▶ _Source code of charts_

>>>

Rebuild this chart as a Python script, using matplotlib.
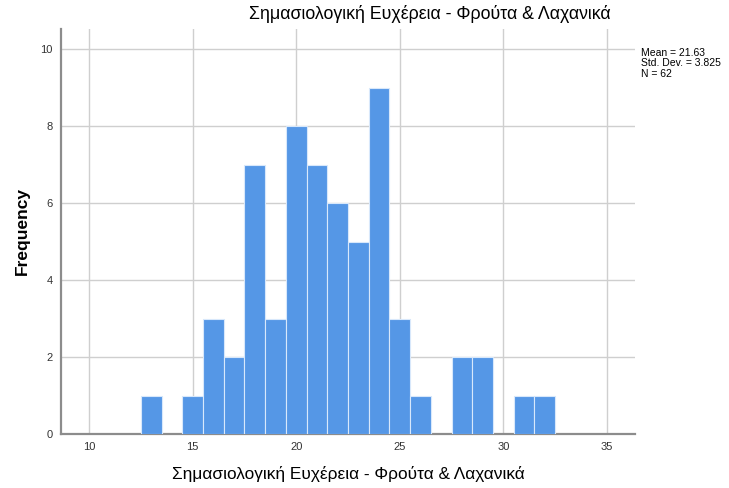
import numpy as np
import matplotlib.pyplot as plt

plt.rcParams['font.family'] = ['Liberation Sans', 'DejaVu Sans']

# bin centres (width 1) and counts
bin_centers = [13, 15, 16, 17, 18, 19, 20, 21, 22, 23, 24, 25, 26, 28, 29, 31, 32]
counts = [1, 1, 3, 2, 7, 3, 8, 7, 6, 5, 9, 3, 1, 2, 2, 1, 1]
x_ticks = [10, 15, 20, 25, 30, 35]
y_ticks = [0, 2, 4, 6, 8, 10]
title = 'Σημασιολογική Ευχέρεια - Φρούτα & Λαχανικά'
stats = 'Mean = 21.63\nStd. Dev. = 3.825\nN = 62'

fig = plt.figure(figsize=(7.29, 4.88), dpi=100)
ax = fig.add_axes([61/729, 54/488, 574/729, 405/488])

ax.bar(bin_centers, counts, width=1.0, color='#5597e6',
       edgecolor='#d8e8fb', linewidth=0.8, zorder=3)

ax.set_xlim(8.65, 36.35)
ax.set_ylim(0, 10.52)
ax.set_xticks(x_ticks)
ax.set_yticks(y_ticks)
ax.grid(True, color='#cfcfcf', linewidth=1.0, zorder=0)
ax.tick_params(length=0, labelsize=8, colors='#333333', pad=6)

for s in ['top', 'right']:
    ax.spines[s].set_visible(False)
for s in ['left', 'bottom']:
    ax.spines[s].set_color('#8c8c8c')
    ax.spines[s].set_linewidth(1.6)

fig.text(430/729, 1 - 14/488, title, ha='center', va='center', fontsize=12.8)
fig.text(348/729, 1 - 474/488, title, ha='center', va='center', fontsize=12.4)
fig.text(22/729, 1 - 231/488, 'Frequency', ha='center', va='center',
         rotation=90, fontsize=12.5, fontweight='bold')
fig.text(641/729, 1 - 48/488, stats, ha='left', va='top', fontsize=7.5, linespacing=1.05)

plt.savefig('out.png', dpi=100)
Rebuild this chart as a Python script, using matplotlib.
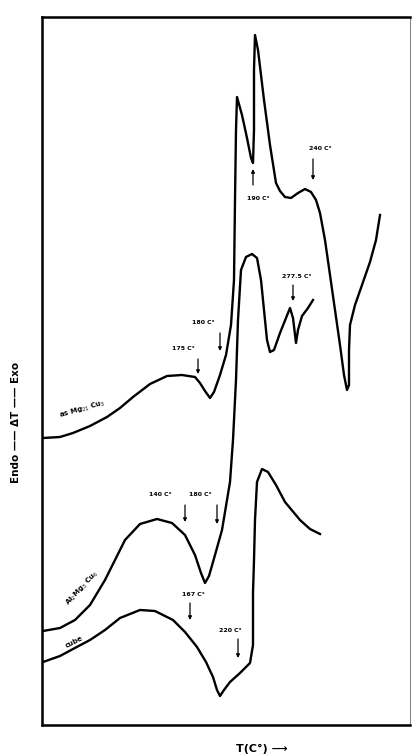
import numpy as np
import matplotlib
matplotlib.use("Agg")
import matplotlib.pyplot as plt

a_x = [1, 18, 31, 48, 65, 78, 91, 108, 125, 140, 153, 158, 163, 168, 172, 178, 184, 189, 192, 193,
       194, 195, 200, 205, 209, 211, 212, 212, 213, 216, 222, 228, 234, 238, 243, 249, 256, 263, 269,
       274, 278, 283, 288, 293, 298, 302, 305, 307, 307, 308, 313, 320, 328, 334, 338]
a_y = [287, 288, 292, 299, 308, 317, 328, 341, 349, 350, 348, 342, 334, 327, 333, 350, 370, 400,
       445, 525, 595, 628, 610, 587, 567, 562, 595, 655, 690, 675, 625, 580, 542, 534, 528, 527, 532,
       536, 533, 525, 512, 485, 450, 415, 380, 350, 335, 340, 375, 400, 420, 440, 463, 485, 510]

b_x = [1, 18, 33, 48, 63, 73, 83, 98, 115, 130, 143, 153, 159, 163, 167, 173, 180, 188, 191, 194,
       196, 199, 204, 210, 215, 219, 222, 225, 228, 232, 238, 244, 248, 251, 254, 256, 260, 266, 271]
b_y = [94, 97, 105, 120, 145, 165, 185, 201, 206, 202, 190, 170, 152, 142, 149, 170, 195, 243,
       285, 345, 405, 455, 468, 471, 467, 445, 415, 385, 373, 375, 392, 407, 417, 407, 382, 395,
       409, 417, 425]

c_x = [1, 18, 31, 48, 63, 78, 98, 113, 131, 143, 155, 164, 171, 175, 178, 182, 188, 198, 208, 211,
       211, 211, 212, 213, 215, 220, 226, 234, 243, 258, 268, 278]
c_y = [63, 69, 76, 85, 95, 107, 115, 114, 105, 93, 78, 63, 48, 35, 29, 35, 43, 52, 62, 80, 98,
       132, 165, 205, 243, 256, 253, 240, 223, 205, 196, 191]

# peak temperature marks: text, text position, arrow x, arrow start y, arrow end y
mark_text = ["175 C°", "180 C°", "190 C°", "240 C°", "277.5 C°",
             "140 C°", "180 C°", "167 C°", "220 C°"]
mark_tx = [141, 161, 216, 278, 255, 118, 158, 151, 188]
mark_ty = [377, 403, 526, 577, 449, 231, 231, 131, 95]
mark_ax = [156, 178, 211, 271, 251, 143, 175, 148, 196]
mark_y0 = [366, 392, 540, 566, 440, 220, 220, 122, 86]
mark_y1 = [351, 374, 556, 545, 424, 203, 201, 105, 67]

fig = plt.figure(figsize=(4.16, 7.55), dpi=100)
ax = fig.add_axes([42 / 416, 30 / 755, 368 / 416, 708 / 755])
ax.set_xlim(0, 368)
ax.set_ylim(0, 708)

for xs, ys in [(a_x, a_y), (b_x, b_y), (c_x, c_y)]:
    ax.plot(xs, ys, color="black", lw=1.7, solid_joinstyle="round")

for txt, tx, ty, mx, y0, y1 in zip(mark_text, mark_tx, mark_ty, mark_ax, mark_y0, mark_y1):
    ax.text(tx, ty, txt, fontsize=4.5, fontweight="bold", ha="center", va="center")
    ax.annotate("", xy=(mx, y1), xytext=(mx, y0),
                arrowprops=dict(arrowstyle="-|>", lw=0.9, color="black", mutation_scale=5,
                                shrinkA=0, shrinkB=0))

ax.text(40, 315, "as Mg$_{21}$ Cu$_3$", fontsize=5, fontweight="bold", rotation=16,
        ha="center", va="center")
ax.text(40, 137, "Al$_2$Mg$_3$ Cu$_6$", fontsize=5, fontweight="bold", rotation=47,
        ha="center", va="center")
ax.text(32, 83, "cube", fontsize=5, fontweight="bold", rotation=27,
        ha="center", va="center")

ax.set_xticks([])
ax.set_yticks([])
for side in ["left", "top", "bottom"]:
    ax.spines[side].set_linewidth(1.8)
ax.spines["right"].set_linewidth(0.8)
ax.spines["right"].set_color("#888888")

fig.text(16 / 416, 1 - 422 / 755, "Endo —— ΔT —— Exo", rotation=90, fontsize=7.5,
         fontweight="bold", ha="center", va="center")
fig.text(262 / 416, 1 - 749 / 755, "T(C°) ⟶", fontsize=8, fontweight="bold",
         ha="center", va="center")

fig.savefig("out.png", dpi=100)
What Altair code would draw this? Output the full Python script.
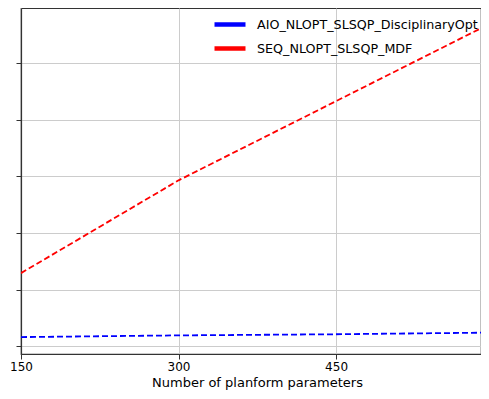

<<<

▶ _Your task_
Make an exact copy of all entries above, dropping the images.

▶ _Exercise result_
Rebuild this chart as a Python script, using matplotlib.
import numpy as np
import matplotlib.pyplot as plt

plt.rcParams['font.family'] = ['Liberation Sans', 'DejaVu Sans']

# bin centres (width 1) and counts
bin_centers = [13, 15, 16, 17, 18, 19, 20, 21, 22, 23, 24, 25, 26, 28, 29, 31, 32]
counts = [1, 1, 3, 2, 7, 3, 8, 7, 6, 5, 9, 3, 1, 2, 2, 1, 1]
x_ticks = [10, 15, 20, 25, 30, 35]
y_ticks = [0, 2, 4, 6, 8, 10]
title = 'Σημασιολογική Ευχέρεια - Φρούτα & Λαχανικά'
stats = 'Mean = 21.63\nStd. Dev. = 3.825\nN = 62'

fig = plt.figure(figsize=(7.29, 4.88), dpi=100)
ax = fig.add_axes([61/729, 54/488, 574/729, 405/488])

ax.bar(bin_centers, counts, width=1.0, color='#5597e6',
       edgecolor='#d8e8fb', linewidth=0.8, zorder=3)

ax.set_xlim(8.65, 36.35)
ax.set_ylim(0, 10.52)
ax.set_xticks(x_ticks)
ax.set_yticks(y_ticks)
ax.grid(True, color='#cfcfcf', linewidth=1.0, zorder=0)
ax.tick_params(length=0, labelsize=8, colors='#333333', pad=6)

for s in ['top', 'right']:
    ax.spines[s].set_visible(False)
for s in ['left', 'bottom']:
    ax.spines[s].set_color('#8c8c8c')
    ax.spines[s].set_linewidth(1.6)

fig.text(430/729, 1 - 14/488, title, ha='center', va='center', fontsize=12.8)
fig.text(348/729, 1 - 474/488, title, ha='center', va='center', fontsize=12.4)
fig.text(22/729, 1 - 231/488, 'Frequency', ha='center', va='center',
         rotation=90, fontsize=12.5, fontweight='bold')
fig.text(641/729, 1 - 48/488, stats, ha='left', va='top', fontsize=7.5, linespacing=1.05)

plt.savefig('out.png', dpi=100)
Rebuild this chart as a Python script, using matplotlib.
import numpy as np
import matplotlib
matplotlib.use("Agg")
import matplotlib.pyplot as plt

a_x = [1, 18, 31, 48, 65, 78, 91, 108, 125, 140, 153, 158, 163, 168, 172, 178, 184, 189, 192, 193,
       194, 195, 200, 205, 209, 211, 212, 212, 213, 216, 222, 228, 234, 238, 243, 249, 256, 263, 269,
       274, 278, 283, 288, 293, 298, 302, 305, 307, 307, 308, 313, 320, 328, 334, 338]
a_y = [287, 288, 292, 299, 308, 317, 328, 341, 349, 350, 348, 342, 334, 327, 333, 350, 370, 400,
       445, 525, 595, 628, 610, 587, 567, 562, 595, 655, 690, 675, 625, 580, 542, 534, 528, 527, 532,
       536, 533, 525, 512, 485, 450, 415, 380, 350, 335, 340, 375, 400, 420, 440, 463, 485, 510]

b_x = [1, 18, 33, 48, 63, 73, 83, 98, 115, 130, 143, 153, 159, 163, 167, 173, 180, 188, 191, 194,
       196, 199, 204, 210, 215, 219, 222, 225, 228, 232, 238, 244, 248, 251, 254, 256, 260, 266, 271]
b_y = [94, 97, 105, 120, 145, 165, 185, 201, 206, 202, 190, 170, 152, 142, 149, 170, 195, 243,
       285, 345, 405, 455, 468, 471, 467, 445, 415, 385, 373, 375, 392, 407, 417, 407, 382, 395,
       409, 417, 425]

c_x = [1, 18, 31, 48, 63, 78, 98, 113, 131, 143, 155, 164, 171, 175, 178, 182, 188, 198, 208, 211,
       211, 211, 212, 213, 215, 220, 226, 234, 243, 258, 268, 278]
c_y = [63, 69, 76, 85, 95, 107, 115, 114, 105, 93, 78, 63, 48, 35, 29, 35, 43, 52, 62, 80, 98,
       132, 165, 205, 243, 256, 253, 240, 223, 205, 196, 191]

# peak temperature marks: text, text position, arrow x, arrow start y, arrow end y
mark_text = ["175 C°", "180 C°", "190 C°", "240 C°", "277.5 C°",
             "140 C°", "180 C°", "167 C°", "220 C°"]
mark_tx = [141, 161, 216, 278, 255, 118, 158, 151, 188]
mark_ty = [377, 403, 526, 577, 449, 231, 231, 131, 95]
mark_ax = [156, 178, 211, 271, 251, 143, 175, 148, 196]
mark_y0 = [366, 392, 540, 566, 440, 220, 220, 122, 86]
mark_y1 = [351, 374, 556, 545, 424, 203, 201, 105, 67]

fig = plt.figure(figsize=(4.16, 7.55), dpi=100)
ax = fig.add_axes([42 / 416, 30 / 755, 368 / 416, 708 / 755])
ax.set_xlim(0, 368)
ax.set_ylim(0, 708)

for xs, ys in [(a_x, a_y), (b_x, b_y), (c_x, c_y)]:
    ax.plot(xs, ys, color="black", lw=1.7, solid_joinstyle="round")

for txt, tx, ty, mx, y0, y1 in zip(mark_text, mark_tx, mark_ty, mark_ax, mark_y0, mark_y1):
    ax.text(tx, ty, txt, fontsize=4.5, fontweight="bold", ha="center", va="center")
    ax.annotate("", xy=(mx, y1), xytext=(mx, y0),
                arrowprops=dict(arrowstyle="-|>", lw=0.9, color="black", mutation_scale=5,
                                shrinkA=0, shrinkB=0))

ax.text(40, 315, "as Mg$_{21}$ Cu$_3$", fontsize=5, fontweight="bold", rotation=16,
        ha="center", va="center")
ax.text(40, 137, "Al$_2$Mg$_3$ Cu$_6$", fontsize=5, fontweight="bold", rotation=47,
        ha="center", va="center")
ax.text(32, 83, "cube", fontsize=5, fontweight="bold", rotation=27,
        ha="center", va="center")

ax.set_xticks([])
ax.set_yticks([])
for side in ["left", "top", "bottom"]:
    ax.spines[side].set_linewidth(1.8)
ax.spines["right"].set_linewidth(0.8)
ax.spines["right"].set_color("#888888")

fig.text(16 / 416, 1 - 422 / 755, "Endo —— ΔT —— Exo", rotation=90, fontsize=7.5,
         fontweight="bold", ha="center", va="center")
fig.text(262 / 416, 1 - 749 / 755, "T(C°) ⟶", fontsize=8, fontweight="bold",
         ha="center", va="center")

fig.savefig("out.png", dpi=100)
What Altair code would draw this? Output the full Python script.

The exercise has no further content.